Writing a prompt is that same planning process in words. Every area of the canvas you don't describe is an area AI will fill with its best guess. The more precisely you describe each area, the less the final result is left to chance.
Detailed prompts reduce uncertainty. Instead of generating and regenerating dozens of times hoping for a good result, you can increase accuracy from the first attempt by specifying what you actually want.
Example 1: The Snow Leopard — Narrative Scene Prompting
The following prompt and image are from @NanoBanana, posted in the AI prompt gallery LocalBanana.

Compare the two approaches:
Simple prompt:
"A snow leopard in the mountains."
Detailed prompt:
"A full body portrait photo of a snow leopard. It has one paw raised as it is walking towards us. The snow on the ground is melting, and small purple and yellow flowers are showing with some grass. In the sky there is a sun dog. Behind, a sharp rock protrudes high into the sky. The warm light is catching the rock edge. The snow leopard's eyes are a radiant blue. Direct eye contact."
Breaking down what this prompt specifies:
Subject action: One paw raised, walking toward the camera
Ground: Melting snow, purple and yellow wildflowers, grass
Sky: A sun dog (atmospheric optical phenomenon)
Background: A sharp rock peak rising high
Light: Warm, catching the rock's edge
Eyes: Radiant blue
Gaze: Direct eye contact with the camera
Look at the resulting image — every one of these elements appears. The sun dog is there. The wildflowers are there. The blue eyes. The raised paw. The backlit rock peak. These would all have been left to chance with a simple prompt.
Example 2: Strawberry Staircase Fashion — Structured Prompting
This example from @Strength04_X on the same gallery takes prompt design a step further — structuring it like a brief rather than prose.

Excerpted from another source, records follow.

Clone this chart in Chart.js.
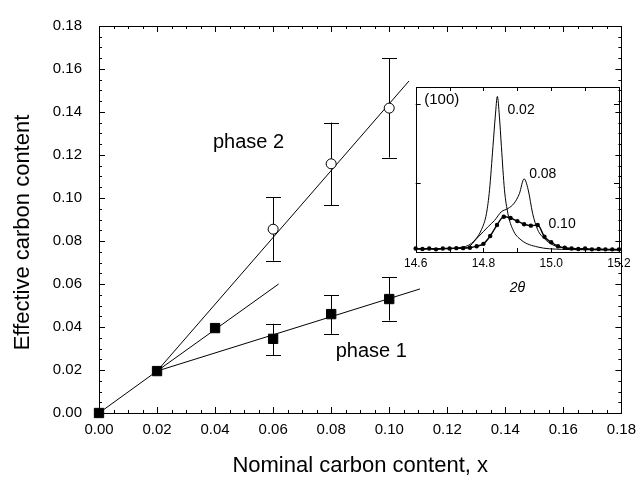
<!DOCTYPE html>
<html><head><meta charset="utf-8">
<script src="https://cdn.jsdelivr.net/npm/chart.js@4.4.0/dist/chart.umd.min.js"></script>
<style>
html,body{margin:0;padding:0;background:#fff;}
#wrap{position:relative;width:644px;height:484px;overflow:hidden;}
#main{position:absolute;left:0;top:0;}
#inset{position:absolute;left:400px;top:80px;}
</style></head><body>
<div id="wrap"><canvas id="main" width="644" height="484"></canvas><canvas id="inset" width="235" height="225"></canvas></div>
<script>
// ---------- main chart data ----------
const xTickLabels = ['0.00','0.02','0.04','0.06','0.08','0.10','0.12','0.14','0.16','0.18'];
const yTickLabels = ['0.00','0.02','0.04','0.06','0.08','0.10','0.12','0.14','0.16','0.18'];

const phase1X = [0, 0.02, 0.04, 0.06, 0.08, 0.10];
const phase1Y = [0, 0.0195, 0.0395, 0.0345, 0.046, 0.053];
const phase1Low  = [null, null, null, 0.027, 0.0368, 0.043];
const phase1High = [null, null, null, 0.0415, 0.0549, 0.0632];

const phase2X = [0.06, 0.08, 0.10];
const phase2Y = [0.0855, 0.1159, 0.1418];
const phase2Low  = [0.0708, 0.0967, 0.1188];
const phase2High = [0.1003, 0.1351, 0.1649];

const fitOriginX = [0, 0.02],     fitOriginY = [0, 0.0195];
const fitPhase2X = [0.02, 0.1068], fitPhase2Y = [0.0195, 0.1544];
const fitMidX    = [0.02, 0.0619], fitMidY    = [0.0195, 0.0600];
const fitPhase1X = [0.02, 0.1106], fitPhase1Y = [0.0195, 0.0577];

const mainLabels = ['phase 2', 'phase 1'];
const mainLabelX = [0.0515, 0.0938];
const mainLabelY = [0.1259, 0.0286];

// ---------- inset data (XRD (100) peak) ----------
const c002Theta = [14.60,14.65,14.70,14.72,14.755,14.775,14.794,14.809,14.818,14.828,14.835,14.841,14.847,14.853,14.862,14.872,14.887,14.911,14.96,15.03,15.10,15.20];
const c002I     = [0.155,0.158,0.162,0.168,0.20,0.27,0.40,0.61,0.91,1.46,1.85,2.10,1.85,1.46,0.91,0.61,0.40,0.27,0.18,0.15,0.145,0.14];

const c008Theta = [14.60,14.70,14.75,14.785,14.814,14.833,14.853,14.872,14.891,14.906,14.92,14.932,14.945,14.96,14.979,15.008,15.057,15.10,15.20];
const c008I     = [0.155,0.16,0.17,0.31,0.44,0.52,0.63,0.67,0.74,0.86,1.05,0.91,0.61,0.40,0.29,0.20,0.16,0.15,0.145];

const c010Theta = [14.60,14.62,14.64,14.66,14.68,14.70,14.72,14.74,14.76,14.78,14.80,14.82,14.84,14.86,14.88,14.90,14.92,14.94,14.96,14.98,15.00,15.02,15.04,15.06,15.08,15.10,15.12,15.14,15.16,15.18,15.20];
const c010I     = [0.16,0.155,0.16,0.15,0.16,0.16,0.165,0.165,0.17,0.19,0.22,0.32,0.46,0.566,0.55,0.51,0.47,0.452,0.46,0.31,0.24,0.19,0.17,0.16,0.155,0.16,0.15,0.155,0.15,0.15,0.15];

const insetTickLabels = ['14.6','14.8','15.0','15.2'];
const insetLabels = ['(100)','0.02','0.08','0.10'];
const insetLabelX = [14.677, 14.911, 14.975, 15.032];
const insetLabelY = [2.055, 1.927, 1.111, 0.473];

// ---------- helpers ----------
const FONT = '"Liberation Sans", Arial, Helvetica, sans-serif';
Chart.defaults.font.family = FONT;
Chart.defaults.color = '#000';
const pts = (xs, ys) => xs.map((x, i) => ({x, y: ys[i]}));

const lineDS = (xs, ys) => ({
  type: 'line', data: pts(xs, ys), borderColor: '#000', borderWidth: 1,
  pointRadius: 0, fill: false, showLine: true, order: 3, clip: false
});

// ---------- main chart plugin ----------
const mainPlugin = {
  id: 'mainDeco',
  beforeDatasetsDraw(chart) {
    const {ctx, chartArea: a, scales: {x, y}} = chart;
    ctx.save();
    ctx.strokeStyle = '#000';
    ctx.lineWidth = 1;
    ctx.strokeRect(Math.round(a.left) + 0.5, Math.round(a.top) + 0.5,
                   Math.round(a.right - a.left), Math.round(a.bottom - a.top));
    ctx.beginPath();
    for (let i = 0; i <= 36; i++) {
      const v = i * 0.005;
      const len = (i % 4 === 0) ? 6 : 3;
      const px = Math.round(x.getPixelForValue(v)) + 0.5;
      ctx.moveTo(px, a.bottom); ctx.lineTo(px, a.bottom - len);
      ctx.moveTo(px, a.top); ctx.lineTo(px, a.top + len);
      const py = Math.round(y.getPixelForValue(v)) + 0.5;
      ctx.moveTo(a.left, py); ctx.lineTo(a.left + len, py);
      ctx.moveTo(a.right, py); ctx.lineTo(a.right - len, py);
    }
    ctx.stroke();
    // error bars
    const cap = 7.5;
    const drawErr = (xs, lo, hi) => {
      ctx.beginPath();
      xs.forEach((xv, i) => {
        if (lo[i] == null) return;
        const px = Math.round(x.getPixelForValue(xv)) + 0.5;
        const p1 = y.getPixelForValue(lo[i]), p2 = y.getPixelForValue(hi[i]);
        ctx.moveTo(px, p1); ctx.lineTo(px, p2);
        ctx.moveTo(px - cap, Math.round(p1) + 0.5); ctx.lineTo(px + cap, Math.round(p1) + 0.5);
        ctx.moveTo(px - cap, Math.round(p2) + 0.5); ctx.lineTo(px + cap, Math.round(p2) + 0.5);
      });
      ctx.stroke();
    };
    drawErr(phase1X, phase1Low, phase1High);
    drawErr(phase2X, phase2Low, phase2High);
    ctx.restore();
  },
  afterDraw(chart) {
    const {ctx, scales: {x, y}, chartArea: a} = chart;
    ctx.save();
    ctx.fillStyle = '#000';
    ctx.font = '20px ' + FONT;
    ctx.textAlign = 'center';
    ctx.textBaseline = 'middle';
    mainLabels.forEach((t, i) => {
      ctx.fillText(t, x.getPixelForValue(mainLabelX[i]), y.getPixelForValue(mainLabelY[i]));
    });
    // y axis title
    ctx.font = '22px ' + FONT;
    ctx.translate(23, (a.top + a.bottom) / 2 + 13);
    ctx.rotate(-Math.PI / 2);
    ctx.fillText('Effective carbon content', 0, 0);
    ctx.restore();
  }
};

new Chart(document.getElementById('main'), {
  type: 'scatter',
  data: {
    datasets: [
      lineDS(fitOriginX, fitOriginY),
      lineDS(fitPhase2X, fitPhase2Y),
      lineDS(fitMidX, fitMidY),
      lineDS(fitPhase1X, fitPhase1Y),
      { data: pts(phase1X, phase1Y), pointStyle: 'rect', pointRadius: 6.6,
        backgroundColor: '#000', borderColor: '#000', borderWidth: 1, order: 1, clip: false, showLine: false },
      { data: pts(phase2X, phase2Y), pointStyle: 'circle', pointRadius: 5,
        backgroundColor: '#fff', borderColor: '#000', borderWidth: 1, order: 1, clip: false, showLine: false }
    ]
  },
  options: {
    responsive: false, animation: false, devicePixelRatio: 1,
    layout: { padding: { top: 17, right: 17, left: 0, bottom: 0 } },
    plugins: { legend: { display: false }, tooltip: { enabled: false } },
    scales: {
      x: {
        type: 'linear', min: 0, max: 0.18,
        grid: { display: false, drawTicks: false }, border: { display: false },
        ticks: { stepSize: 0.02, padding: 8, font: { size: 15 }, color: '#000', maxRotation: 0,
          callback: (v) => xTickLabels[Math.round(v / 0.02)] },
        title: { display: true, text: 'Nominal carbon content, x', font: { size: 22 }, color: '#000',
          padding: { top: 0, bottom: 5 } },
        afterFit: (s) => { s.height = 71; }
      },
      y: {
        type: 'linear', min: 0, max: 0.18,
        grid: { display: false, drawTicks: false }, border: { display: false },
        ticks: { stepSize: 0.02, padding: 17, font: { size: 15 }, color: '#000',
          callback: (v) => yTickLabels[Math.round(v / 0.02)] },
        afterFit: (s) => { s.width = 99; }
      }
    }
  },
  plugins: [mainPlugin]
});

// ---------- inset chart ----------
const insetPlugin = {
  id: 'insetDeco',
  beforeDatasetsDraw(chart) {
    const {ctx, chartArea: a, scales: {x, y}} = chart;
    ctx.save();
    ctx.strokeStyle = '#000';
    ctx.lineWidth = 1;
    ctx.strokeRect(Math.round(a.left) + 0.5, Math.round(a.top) + 0.5,
                   Math.round(a.right - a.left), Math.round(a.bottom - a.top));
    ctx.beginPath();
    for (let i = 1; i < 6; i++) {
      const px = Math.round(x.getPixelForValue(14.6 + i * 0.1)) + 0.5;
      ctx.moveTo(px, a.bottom); ctx.lineTo(px, a.bottom - 4);
      ctx.moveTo(px, a.top); ctx.lineTo(px, a.top + 4);
    }
    [1, 2].forEach(v => {
      const py = Math.round(y.getPixelForValue(v)) + 0.5;
      ctx.moveTo(a.left, py); ctx.lineTo(a.left + 5, py);
      ctx.moveTo(a.right, py); ctx.lineTo(a.right - 5, py);
    });
    ctx.stroke();
    ctx.restore();
  },
  afterDraw(chart) {
    const {ctx, scales: {x, y}} = chart;
    ctx.save();
    ctx.fillStyle = '#000';
    ctx.textAlign = 'center';
    ctx.textBaseline = 'middle';
    insetLabels.forEach((t, i) => {
      ctx.font = (i === 0 ? '15px ' : '14px ') + FONT;
      ctx.fillText(t, x.getPixelForValue(insetLabelX[i]), y.getPixelForValue(insetLabelY[i]));
    });
    ctx.restore();
  }
};

const curveDS = (xs, ys, dots) => ({
  data: pts(xs, ys), showLine: true, borderColor: '#000', borderWidth: dots ? 1.4 : 1,
  pointRadius: dots ? 2.2 : 0, pointBackgroundColor: '#000', pointBorderWidth: 0,
  cubicInterpolationMode: 'monotone', tension: 0.4, fill: false, clip: false
});

new Chart(document.getElementById('inset'), {
  type: 'scatter',
  data: { datasets: [ curveDS(c002Theta, c002I, false), curveDS(c008Theta, c008I, false), curveDS(c010Theta, c010I, true) ] },
  options: {
    responsive: false, animation: false, devicePixelRatio: 1,
    layout: { padding: { top: 7, right: 16, left: 13, bottom: 0 } },
    plugins: { legend: { display: false }, tooltip: { enabled: false } },
    scales: {
      x: {
        type: 'linear', min: 14.6, max: 15.2,
        grid: { display: false, drawTicks: false }, border: { display: false },
        ticks: { stepSize: 0.2, padding: 4, font: { size: 12 }, color: '#000', maxRotation: 0,
          callback: (v) => insetTickLabels[Math.round((v - 14.6) / 0.2)] },
        title: { display: true, text: '2θ', font: { size: 14, style: 'italic' }, color: '#000',
          padding: { top: 0, bottom: 8 } },
        afterFit: (s) => { s.height = 53; }
      },
      y: { type: 'linear', min: 0.116, max: 2.221, display: false }
    }
  },
  plugins: [insetPlugin]
});
</script>
</body></html>
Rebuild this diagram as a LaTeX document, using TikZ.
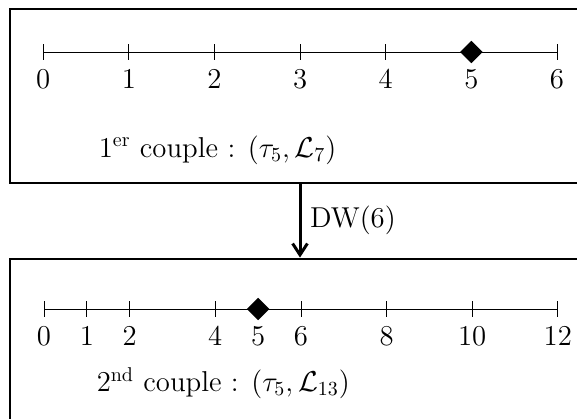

"quality": "ultra_photorealistic, raw style, 8k"
"camera": "iPhone 15 Pro Max"
"lighting": "bright natural daylight filtering in through the arched window, creating a warm glow"
"style": "cinematic low-angle portrait, environmental fashion focus"
Scene: A detailed strawberry-themed pink entrance hall —
pink carpeted steps, white balustrades, arched doorway
with strawberry-patterned curtains, crystal chandelier...
Subject: Young woman, blue eyes, white-blonde hair in a high messy bun.
Confident, playful expression looking back and down.
Outfit: White camisole with small red bow accents + red-and-white
gingham plaid pleated mini-skirt. Pearl pendant necklace. Barefoot.
Pose: Seated on the 4th–5th steps, body twisted to look back and down
at the low-angle camera. Left hand touching the bun.
Right hand resting on the balustrade.
Composition: Dramatic low-angle vertical shot (9:16) from the very bottom
of the staircase, looking up.The result: four images, all featuring the same character in the same space with the same costume, generated consistently. That's not coincidence. The prompt has narrowed the model's decision space so precisely that little is left to variation.
Notice that composition is specified explicitly. "Low-angle vertical shot (9:16) from the bottom of the staircase, looking up" tells the model exactly where the camera is and how the frame is oriented. This is the kind of detail most people never think to include — and it's one of the highest-leverage things you can specify.
Five Dimensions of Prompt Design
Both examples point to the same underlying structure. Effective prompts tend to cover five dimensions:
1. Subject and Action
What is doing what. Not just "a woman" but "a woman with blue eyes and white-blonde hair styled in a high messy bun, looking back over her shoulder with a confident expression." Actions matter: "walking toward us with one paw raised" produces a completely different image than "standing."
2. Environment and Background
What surrounds the subject. Unspecified backgrounds are filled randomly. "A strawberry-themed pink entrance hall with carpeted stairs, a crystal chandelier, and an arched doorway" places the subject precisely in a consistent space.
3. Lighting
Light is the single most powerful determinant of mood. "Warm light catching the rock's edge" and "bright natural daylight filtering through an arched window" create entirely different atmospheres. Direction, quality, and temperature all matter.
4. Camera and Composition
Where is the camera? What angle? What frame ratio? "Cinematic low-angle portrait, 9:16, from the bottom of the staircase looking up" — specifying this transforms a vague portrait into a deliberate editorial shot.
5. Quality and Style
"Ultra_photorealistic, raw style, 8k" set as the opening declaration tells the model what rendering register the whole image should operate in. This top-level framing influences everything else.
Video Generation Adds a Time Dimension
The same principles apply to video generation — with one addition: time.
In video prompts, you're also specifying:
What moves and how: "Petals sway gently, butterflies flutter their wings"
Camera movement: "Slow zoom in," "pan left"
Start and end states: What the scene looks like at the beginning vs. end
Leave these unspecified and the model generates arbitrary motion. The result may be interesting — or it may be nothing like what you wanted.
Don't Command the AI. Design the Image.
When most people start with AI image generation, they write short keyword strings. "Cat." "Sunset." "Fantasy warrior." When the result isn't right, they click generate again.
Understanding how models work changes this instinct. The model fills in what you don't specify. So specifying more — precisely — is far more efficient than regenerating repeatedly.
A prompt isn't an instruction to the AI. It's the act of designing an image in words before the AI renders it. Every area of the canvas you leave blank is an area you're handing over to the model's probability distribution.
The painters who produce the most precise, reproducible results aren't the ones who click generate more. They're the ones who arrive at the canvas — the prompt — with the most complete picture already in mind.